Tante persone hanno percorso il tragitto autorizzato dalla Questura tra negozi aperti, i cui proprietari non sono caduti nella trappola della paura indotta ad arte, note musicali e striscioni variopinti. Le bande musicali marciando per Torino hanno più volte intonato “Bella ciao” e molte altre canzoni popolari, rimarcando ancora la grande differenza esistente tra una manifestazione ricca di passioni vere e quelle convocate esclusivamente a consumo dei media (come avvenuto per il fronte del Sì).

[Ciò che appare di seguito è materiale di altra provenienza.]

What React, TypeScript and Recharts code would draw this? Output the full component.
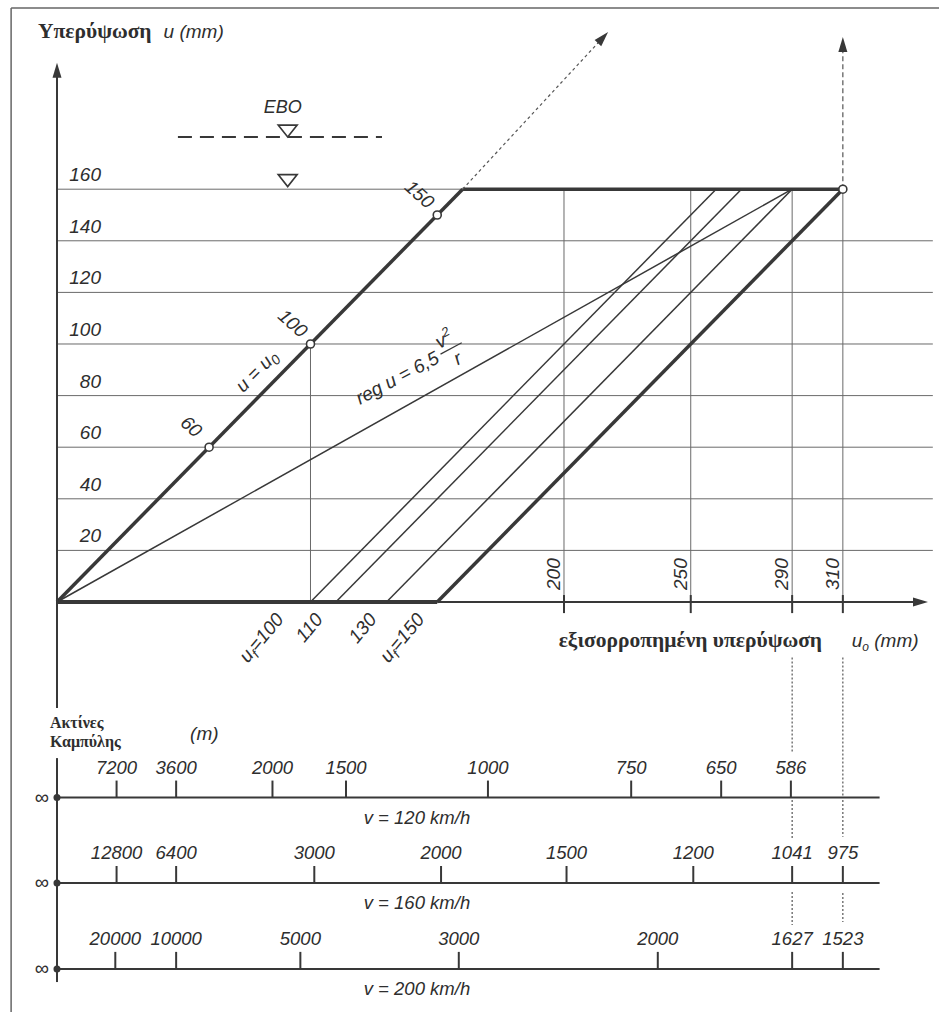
import React from 'react';
import { ComposedChart, XAxis, YAxis, ReferenceLine, Scatter } from 'recharts';

// ---------------- data ----------------
const uGrid = [20, 40, 60, 80, 100, 120, 140, 160];          // cant u (mm)
const u0Marks = [200, 250, 290, 310];                         // equilibrium cant u0 (mm)
const ufValues = [100, 110, 130, 150];                        // cant deficiency lines u_f
const ufLabels = ['100', '110', '130', '150'];
const diagPoints = [60, 100, 150];                            // marked points on u = u0
const uMax = 160;                                             // max cant
const regEndU0 = 290;                                         // reg u = 6,5 v²/r reaches u = 160 at u0 = 290
const u0Point100 = 100;                                       // vertical helper at u0 = 100

const speeds = ['120', '160', '200'];
const radii120 = ['7200', '3600', '2000', '1500', '1000', '750', '650', '586'];
const u0At120 = [23.5, 47, 85, 114, 170, 226.5, 262, 289.5];
const radii160 = ['12800', '6400', '3000', '2000', '1500', '1200', '1041', '975'];
const u0At160 = [23.5, 47, 101.5, 151.5, 201, 251, 290, 310];
const radii200 = ['20000', '10000', '5000', '3000', '2000', '1627', '1523'];
const u0At200 = [23, 47, 96, 158.5, 237, 290, 310];

// ---------------- layout ----------------
const W = 939;
const H = 1012;
const X_DOMAIN: [number, number] = [-22.485, 347.93];
const Y_DOMAIN: [number, number] = [-158.91, 233.33];
const SCALE_U = [-75.8, -108.9, -142.2];
const SCALE_END = 324.5;
const GRID_END = 345.5;

const SANS = '"Liberation Sans", Arial, Helvetica, sans-serif';
const SERIF = '"Liberation Serif", "Times New Roman", serif';
const INK = '#2e2e2e';
const LINE = '#383838';
const GRID = '#6a6a6a';

const seg = (key: string, x1: number, y1: number, x2: number, y2: number, stroke: string, w: number, dash?: string) => (
  <ReferenceLine
    key={key}
    segment={[{ x: x1, y: y1 }, { x: x2, y: y2 }]}
    stroke={stroke}
    strokeWidth={w}
    strokeDasharray={dash}
    ifOverflow="visible"
  />
);

const italic = { fontFamily: SANS, fontStyle: 'italic' as const, fill: INK };

export default function App() {
  const lines: React.ReactNode[] = [];
  // frame of the scanned page
  lines.push(seg('fl', -18.1, 230.2, -18.1, Y_DOMAIN[0], '#666', 1.5));
  lines.push(seg('ft', -18.1, 230.2, X_DOMAIN[1], 230.2, '#666', 1.5));
  // grid
  uGrid.forEach((u) =>
    lines.push(seg('g' + u, 0, u, u === uMax ? uMax : GRID_END, u, GRID, 1))
  );
  u0Marks.forEach((m) => lines.push(seg('v' + m, m, 0, m, uMax, GRID, 1)));
  lines.push(seg('v100', u0Point100, 0, u0Point100, u0Point100, GRID, 1));
  // axes
  lines.push(seg('ya', 0, 206, 0, -41.1, LINE, 2));
  lines.push(seg('yb', 0, -60.5, 0, -147.3, LINE, 2));
  lines.push(seg('xa', 0, 0, ufValues[3], 0, LINE, 4));
  lines.push(seg('xb', ufValues[3], 0, 340.5, 0, LINE, 2));
  u0Marks.forEach((m) => lines.push(seg('t' + m, m, 2.7, m, -4.3, LINE, 2)));
  // u = u0
  lines.push(seg('diag', 0, 0, uMax, uMax, LINE, 3.5));
  // top limit
  lines.push(seg('top', uMax, uMax, ufValues[3] + uMax, uMax, LINE, 3.5));
  // u_f lines
  ufValues.forEach((f, i) =>
    lines.push(seg('uf' + f, f, 0, f + uMax, uMax, LINE, i === 3 ? 3.5 : 1.5))
  );
  // reg line
  lines.push(seg('reg', 0, 0, regEndU0, uMax, LINE, 1.5));
  // dashed continuation arrows
  lines.push(seg('dd', uMax, uMax, 215.4, 218.8, '#555', 1.2, '3 3'));
  lines.push(seg('dv', 310, uMax, 310, 214, '#555', 1.2, '5 3'));
  // EBO dashed
  lines.push(seg('ebo', 47.7, 180.2, 128.2, 180.2, LINE, 2, '14 8'));
  // dotted projections to radius scales
  const dots: [number, number, number][] = [
    [290, -21.5, -58.1], [290, -76.7, -92.2], [290, -112.4, -125.2],
    [310, -21.5, -75.6], [310, -76.7, -91], [310, -112.8, -124],
  ];
  dots.forEach(([x, a, b], i) => lines.push(seg('dp' + i, x, a, x, b, '#555', 1.2, '2 2')));
  // radius scales
  SCALE_U.forEach((su, i) => lines.push(seg('sc' + i, 0, su, SCALE_END, su, LINE, 2)));

  // ---------- point data ----------
  const yLabelData = uGrid.map((u) => ({ x: 0, y: u, label: String(u) }));
  const xLabelData = u0Marks.map((m) => ({ x: m, y: 0, label: String(m) }));
  const ufDx = [-26, -12, -9, -12];
  const ufData = ufValues.map((f, i) => ({ x: f, y: 0, label: ufLabels[i], i }));
  const circleData = [
    ...diagPoints.map((p) => ({ x: p, y: p, label: String(p) })),
    { x: ufValues[3] + uMax, y: uMax, label: '' },
  ];
  const arrowData = [
    { x: 0, y: 209, angle: -90 },
    { x: 343.6, y: 0, angle: 0 },
    { x: 217.4, y: 220.9, angle: -47.2 },
    { x: 310, y: 219, angle: -90 },
  ];
  const eboData = [
    { x: 91, y: 180.2, label: 'EBO' },
    { x: 91, y: 161, label: '' },
  ];
  const scaleRows = [
    { radii: radii120, pos: u0At120 },
    { radii: radii160, pos: u0At160 },
    { radii: radii200, pos: u0At200 },
  ];
  const tickData = scaleRows.flatMap((r, ri) =>
    r.pos.map((p, i) => ({ x: p, y: SCALE_U[ri], label: r.radii[i] }))
  );
  const infData = SCALE_U.map((su) => ({ x: 0, y: su }));
  const speedData = SCALE_U.map((su, i) => ({ x: 142, y: su, label: speeds[i] }));
  const annData = [
    { x: -7.5, y: 218.6, id: 'title' },
    { x: 301.8, y: -17.6, id: 'xtitle' },
    { x: 313.5, y: -17.6, id: 'xunit' },
    { x: -2.8, y: -48.8, id: 'radii' },
    { x: 52.5, y: -53.5, id: 'm' },
    { x: 80.5, y: 87.8, id: 'ueq' },
    { x: 119.5, y: 76.4, id: 'reg' },
  ];

  const renderAnn = (p: any) => {
    const { cx, cy, payload } = p;
    switch (payload.id) {
      case 'title':
        return (
          <text x={cx} y={cy} fontFamily={SERIF} fontWeight="bold" fontSize={21.5} fill={INK}>
            Υπερύψωση
            <tspan dx={12} fontFamily={SANS} fontStyle="italic" fontWeight="normal" fontSize={19}>u (mm)</tspan>
          </text>
        );
      case 'xtitle':
        return (
          <text x={cx} y={cy} textAnchor="end" fontFamily={SERIF} fontWeight="bold" fontSize={21.5} fill={INK}>
            εξισορροπημένη υπερύψωση
          </text>
        );
      case 'xunit':
        return (
          <text x={cx} y={cy} fontSize={19} {...italic}>
            u<tspan dy={4} fontSize={12}>o</tspan><tspan dy={-4}> (mm)</tspan>
          </text>
        );
      case 'radii':
        return (
          <g>
            <text x={cx} y={cy} fontFamily={SERIF} fontWeight="bold" fontSize={16} fill={INK}>Ακτίνες</text>
            <text x={cx} y={cy + 19} fontFamily={SERIF} fontWeight="bold" fontSize={16} fill={INK}>Καμπύλης</text>
          </g>
        );
      case 'm':
        return <text x={cx} y={cy} fontSize={19} {...italic}>(m)</text>;
      case 'ueq':
        return (
          <text x={cx} y={cy} textAnchor="middle" fontSize={19} {...italic} transform={`rotate(-45 ${cx} ${cy})`}>
            u = u<tspan dy={4} fontSize={14}>0</tspan>
          </text>
        );
      case 'reg':
        return (
          <g transform={`translate(${cx},${cy}) rotate(-28)`}>
            <text x={0} y={0} fontSize={19} {...italic}>reg u = 6,5</text>
            <line x1={95} y1={-7} x2={119} y2={-7} stroke={LINE} strokeWidth={1.2} />
            <text x={105} y={-12} textAnchor="middle" fontSize={19} {...italic}>
              v<tspan dy={-8} fontSize={13}>2</tspan>
            </text>
            <text x={108} y={11} textAnchor="middle" fontSize={19} {...italic}>r</text>
          </g>
        );
      default:
        return <g />;
    }
  };

  return (
    <div style={{ position: 'absolute', left: 0, top: 0, width: W, height: H, background: '#ffffff' }}>
      <ComposedChart width={W} height={H} margin={{ top: 0, right: 0, bottom: 0, left: 0 }}>
        <XAxis type="number" dataKey="x" domain={X_DOMAIN} hide allowDataOverflow />
        <YAxis type="number" dataKey="y" domain={Y_DOMAIN} hide allowDataOverflow />
        {lines}
        <Scatter
          data={yLabelData}
          isAnimationActive={false}
          shape={(p: any) => (
            <text x={p.cx + 44} y={p.cy - 8} textAnchor="end" fontSize={19} {...italic}>{p.payload.label}</text>
          )}
        />
        <Scatter
          data={xLabelData}
          isAnimationActive={false}
          shape={(p: any) => (
            <text x={0} y={0} fontSize={19} {...italic} transform={`translate(${p.cx - 4},${p.cy - 12}) rotate(-90)`}>
              {p.payload.label}
            </text>
          )}
        />
        <Scatter
          data={ufData}
          isAnimationActive={false}
          shape={(p: any) => {
            const first = p.payload.i === 0 || p.payload.i === 3;
            return (
              <text x={0} y={0} textAnchor="end" fontSize={19} {...italic}
                transform={`translate(${p.cx + ufDx[p.payload.i]},${p.cy + 18}) rotate(-50)`}>
                {first ? (
                  <>
                    u<tspan dy={4} fontSize={13}>f</tspan><tspan dy={-4}>={p.payload.label}</tspan>
                  </>
                ) : p.payload.label}
              </text>
            );
          }}
        />
        <Scatter
          data={arrowData}
          isAnimationActive={false}
          shape={(p: any) => (
            <polygon points="0,0 -15,-4.5 -15,4.5" fill={LINE}
              transform={`translate(${p.cx},${p.cy}) rotate(${p.payload.angle})`} />
          )}
        />
        <Scatter
          data={eboData}
          isAnimationActive={false}
          shape={(p: any) => (
            <g>
              <polygon points={`${p.cx - 9.5},${p.cy - 12} ${p.cx + 9.5},${p.cy - 12} ${p.cx},${p.cy}`}
                fill="#fff" stroke={LINE} strokeWidth={1.6} />
              {p.payload.label ? (
                <text x={p.cx - 5} y={p.cy - 24} textAnchor="middle" fontSize={18} {...italic}>{p.payload.label}</text>
              ) : null}
            </g>
          )}
        />
        <Scatter
          data={circleData}
          isAnimationActive={false}
          shape={(p: any) => (
            <g>
              <circle cx={p.cx} cy={p.cy} r={4} fill="#fff" stroke={LINE} strokeWidth={1.6} />
              {p.payload.label ? (
                <text x={0} y={0} textAnchor="middle" fontSize={19} {...italic}
                  transform={`translate(${p.cx - 22},${p.cy - 16}) rotate(42)`}>
                  {p.payload.label}
                </text>
              ) : null}
            </g>
          )}
        />
        <Scatter
          data={tickData}
          isAnimationActive={false}
          shape={(p: any) => (
            <g>
              <line x1={p.cx} y1={p.cy} x2={p.cx} y2={p.cy - 17} stroke={LINE} strokeWidth={2} />
              <text x={p.cx} y={p.cy - 24} textAnchor="middle" fontSize={18.5} {...italic}>{p.payload.label}</text>
            </g>
          )}
        />
        <Scatter
          data={infData}
          isAnimationActive={false}
          shape={(p: any) => (
            <g>
              <circle cx={p.cx} cy={p.cy} r={3.5} fill={LINE} />
              <text x={p.cx - 8} y={p.cy + 6} textAnchor="end" fontSize={20} fontFamily={SANS} fill={INK}>∞</text>
            </g>
          )}
        />
        <Scatter
          data={speedData}
          isAnimationActive={false}
          shape={(p: any) => (
            <text x={p.cx} y={p.cy + 26} textAnchor="middle" fontSize={18.5} {...italic}>
              v = {p.payload.label} km/h
            </text>
          )}
        />
        <Scatter data={annData} isAnimationActive={false} shape={renderAnn} />
      </ComposedChart>
    </div>
  );
}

In sintesi, ciò che davvero importa è il dato di almeno ottantamila persone che hanno invaso pacificamente il capoluogo subalpino, consegnando ai protagonisti della marcia dei 40.000 bis (in realtà 15.000 nell’ottobre 1980 e qualcuno in più il novembre scorso) il messaggio inequivocabile che questi non rappresentano l’intero Piemonte (come qualcuno voleva far intendere).

Le stesse prime pagine dei quotidiani cittadini hanno dovuto mettere da parte, seppur per un attimo, le dichiarazioni vittoriose dei dirigenti del Pd e della Confindustria per puntare (loro malgrado) i riflettori sul popolo che lotta per garantire un futuro alla Terra: la conferma di un successo.

A Madamina Tafazzi uno spunto di riflessione: solidarietà e rispetto delle comunità, così come dell’Ambiente, mobilitano più della difesa del cemento e della “Crescita a qualsiasi costo”.